Task to complete |
The lines to extract run from the first line of the material below to the line containing "YAxis, CartesianGrid, Legend", both included; leave the pictures behind.

Materials provided |
^^^^
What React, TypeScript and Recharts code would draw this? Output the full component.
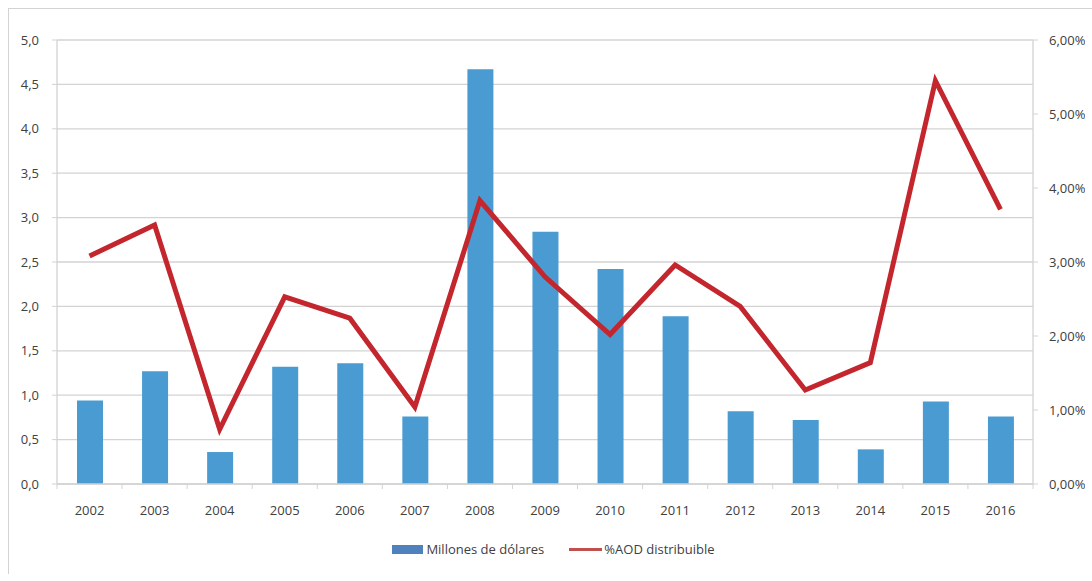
import React from 'react';
import { ComposedChart, Bar, Line, XAxis, YAxis, CartesianGrid, Legend } from 'recharts';

const years = ['2002', '2003', '2004', '2005', '2006', '2007', '2008', '2009', '2010', '2011', '2012', '2013', '2014', '2015', '2016'];
const millones = [0.94, 1.27, 0.36, 1.32, 1.36, 0.76, 4.67, 2.84, 2.42, 1.89, 0.82, 0.72, 0.39, 0.93, 0.76];
const aodPct = [3.08, 3.50, 0.74, 2.53, 2.24, 1.04, 3.83, 2.80, 2.02, 2.96, 2.40, 1.27, 1.64, 5.45, 3.71];
const leftTicks = [0, 0.5, 1, 1.5, 2, 2.5, 3, 3.5, 4, 4.5, 5];
const rightTicks = [0, 1, 2, 3, 4, 5, 6];
const seriesNames = ['Millones de dólares', '%AOD distribuible'];

const data = years.map((y, i) => ({ year: y, millones: millones[i], aod: aodPct[i] }));

const CHART_W = 1076;
const CHART_H = 565;
const LEFT_W = 48;
const RIGHT_W = 52;
const BAND = (CHART_W - LEFT_W - RIGHT_W) / years.length;
const FONT = '"Open Sans", sans-serif';
const TEXT = '#404040';
const GRID = '#D3D3D3';

function XTick(props: any) {
  const { x, y, payload, index } = props;
  return (
    <g>
      <line x1={x - BAND / 2} x2={x - BAND / 2} y1={y} y2={y + 5} stroke={GRID} />
      {index === years.length - 1 && (
        <line x1={x + BAND / 2} x2={x + BAND / 2} y1={y} y2={y + 5} stroke={GRID} />
      )}
      <text x={x} y={y + 31} textAnchor="middle" fill={TEXT} fontSize={13} fontFamily={FONT}>
        {payload.value}
      </text>
    </g>
  );
}

function LegendContent() {
  return (
    <div
      style={{
        display: 'flex',
        justifyContent: 'center',
        alignItems: 'center',
        paddingLeft: 13,
        height: 18,
        fontFamily: FONT,
        fontSize: 13,
        color: TEXT,
        whiteSpace: 'nowrap',
      }}
    >
      <span style={{ display: 'inline-block', width: 31, height: 9, background: '#4F81BD', marginRight: 3 }} />
      <span style={{ marginRight: 25 }}>{seriesNames[0]}</span>
      <span style={{ display: 'inline-block', width: 33, height: 3, background: '#C0504D', marginRight: 2 }} />
      <span>{seriesNames[1]}</span>
    </div>
  );
}

export default function App() {
  return (
    <div
      style={{
        position: 'fixed',
        left: 8,
        top: 8,
        width: 1083,
        height: CHART_H,
        borderLeft: `1px solid ${GRID}`,
        borderTop: `1px solid ${GRID}`,
        background: '#fff',
      }}
    >
      <ComposedChart
        width={CHART_W}
        height={CHART_H}
        data={data}
        margin={{ top: 31, right: 0, left: 0, bottom: 60 }}
        style={{ fontFamily: FONT }}
      >
        <CartesianGrid yAxisId="left" vertical={false} stroke={GRID} strokeWidth={1.3} />
        <XAxis
          dataKey="year"
          height={30}
          tickLine={false}
          tickSize={0}
          tickMargin={0}
          axisLine={{ stroke: GRID, strokeWidth: 1.3 }}
          tick={<XTick />}
          interval={0}
        />
        <YAxis
          yAxisId="left"
          orientation="left"
          width={LEFT_W}
          domain={[0, 5]}
          ticks={leftTicks}
          interval={0}
          tickSize={5}
          tickMargin={13}
          axisLine={{ stroke: GRID, strokeWidth: 1.3 }}
          tickLine={{ stroke: GRID }}
          tick={{ fill: TEXT, fontSize: 13, fontFamily: FONT }}
          tickFormatter={(v: number) => v.toFixed(1).replace('.', ',')}
        />
        <YAxis
          yAxisId="right"
          orientation="right"
          width={RIGHT_W}
          domain={[0, 6]}
          ticks={rightTicks}
          interval={0}
          tickSize={5}
          tickMargin={11}
          axisLine={{ stroke: GRID, strokeWidth: 1.3 }}
          tickLine={{ stroke: GRID }}
          tick={{ fill: TEXT, fontSize: 13, fontFamily: FONT, textAnchor: 'start' }}
          tickFormatter={(v: number) => v.toFixed(2).replace('.', ',') + '%'}
        />
        <Legend
          layout="horizontal"
          verticalAlign="middle"
          align="center"
          content={<LegendContent />}
          wrapperStyle={{ top: 531, left: 0, width: CHART_W, height: 18 }}
        />
        <Bar
          yAxisId="left"
          dataKey="millones"
          name={seriesNames[0]}
          fill="#4A9BD1"
          barSize={26}
          isAnimationActive={false}
        />
        <Line
          yAxisId="right"
          dataKey="aod"
          name={seriesNames[1]}
          type="linear"
          stroke="#C3262D"
          strokeWidth={5}
          dot={false}
          activeDot={false}
          isAnimationActive={false}
        />
      </ComposedChart>
    </div>
  );
}
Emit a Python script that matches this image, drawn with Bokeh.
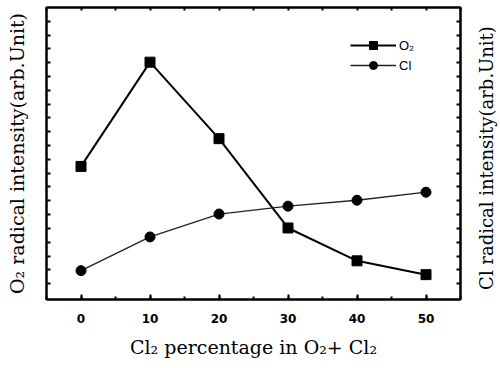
from bokeh.plotting import figure
from bokeh.layouts import row
from bokeh.models import (LinearAxis, SingleIntervalTicker, FixedTicker, Range1d, Legend, LegendItem, Div)
from bokeh.embed import file_html
from bokeh.resources import INLINE

# Data
cl2_pct = [0, 10, 20, 30, 40, 50]
o2_intensity = [8.49, 16.04, 10.50, 4.03, 1.65, 0.65]
cl_intensity = [0.94, 3.38, 5.04, 5.61, 6.04, 6.62]

x_label = "Cl\u2082 percentage in O\u2082+ Cl\u2082"
y_left_label = "O\u2082 radical intensity(arb.Unit)"
y_right_label = "Cl radical intensity(arb.Unit)"
legend_labels = ["O\u2082", "Cl"]

SERIF = "DejaVu Serif"
X0, X1 = -5, 55
Y0, Y1 = -1.15, 20.0

p = figure(width=470, height=360, output_backend="svg", toolbar_location=None,
           x_range=Range1d(X0, X1), y_range=Range1d(Y0, Y1),
           x_axis_location=None, y_axis_location=None,
           min_border_left=46, min_border_right=10, min_border_top=7, min_border_bottom=59)
p.grid.visible = False
p.outline_line_color = "black"
p.outline_line_width = 2
p.background_fill_color = "white"
p.border_fill_color = "white"

xt = SingleIntervalTicker(interval=10, num_minor_ticks=2)
top_ticker = FixedTicker(ticks=[], minor_ticks=list(range(-5, 56, 5)))
y_ticker = FixedTicker(ticks=[], minor_ticks=list(range(0, 20)))

def style(ax):
    ax.axis_line_width = 2
    ax.axis_line_color = "black"
    ax.major_tick_in = 5
    ax.major_tick_out = 0
    ax.minor_tick_in = 4
    ax.minor_tick_out = 0
    ax.major_tick_line_width = 2
    ax.minor_tick_line_width = 2
    ax.major_tick_line_color = "black"
    ax.minor_tick_line_color = "black"
    ax.major_label_standoff = 0
    ax.major_label_text_color = "black"
    ax.axis_label_text_color = "black"

bottom = LinearAxis(ticker=xt, axis_label=x_label)
style(bottom)
bottom.minor_tick_in = 3
bottom.major_label_text_font = "DejaVu Sans"
bottom.major_label_text_font_style = "bold"
bottom.major_label_text_font_size = "12px"
bottom.major_label_standoff = 14
bottom.axis_label_text_font = SERIF
bottom.axis_label_text_font_size = "19px"
bottom.axis_label_text_font_style = "normal"
bottom.axis_label_standoff = 10
p.add_layout(bottom, "below")

top = LinearAxis(ticker=top_ticker)
style(top)
top.minor_tick_in = 3
p.add_layout(top, "above")

left = LinearAxis(ticker=y_ticker, axis_label=y_left_label)
style(left)
left.axis_label_text_font = SERIF
left.axis_label_text_font_size = "19px"
left.axis_label_text_font_style = "normal"
left.axis_label_standoff = 19
p.add_layout(left, "left")

right = LinearAxis(ticker=y_ticker)
style(right)
p.add_layout(right, "right")

l1 = p.line(cl2_pct, o2_intensity, line_color="black", line_width=2)
s1 = p.scatter(cl2_pct, o2_intensity, marker="square", size=10, fill_color="black", line_color="black")
l2 = p.line(cl2_pct, cl_intensity, line_color="#222222", line_width=1.3)
s2 = p.scatter(cl2_pct, cl_intensity, marker="circle", size=10, fill_color="black", line_color="black")

legend = Legend(items=[LegendItem(label=legend_labels[0], renderers=[l1, s1]),
                       LegendItem(label=legend_labels[1], renderers=[l2, s2])],
                location=(304, 224))
legend.border_line_color = None
legend.background_fill_alpha = 0
legend.padding = 0
legend.margin = 0
legend.spacing = 0
legend.glyph_width = 46
legend.glyph_height = 20
legend.label_height = 20
legend.label_standoff = 3
legend.label_text_font = "Liberation Sans"
legend.label_text_font_size = "13px"
legend.label_text_color = "black"
p.add_layout(legend, "center")

# right-hand axis title, reading bottom-to-top like the left one
right_title = Div(
    text=('<div style="position:absolute; left:12px; top:153px; '
          'transform:translate(-50%,-50%) rotate(-90deg); white-space:nowrap; '
          f'font-family:\'{SERIF}\'; font-size:18px; color:black;">{y_right_label}</div>'),
    width=30, height=360, styles={"position": "relative", "overflow": "visible"})

layout = row(p, right_title, spacing=0)
open("out.html", "w").write(file_html(layout, INLINE))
^^^^
Exercise result |
What React, TypeScript and Recharts code would draw this? Output the full component.
import React from 'react';
import { ComposedChart, Bar, Line, XAxis, YAxis, CartesianGrid, Legend } from 'recharts';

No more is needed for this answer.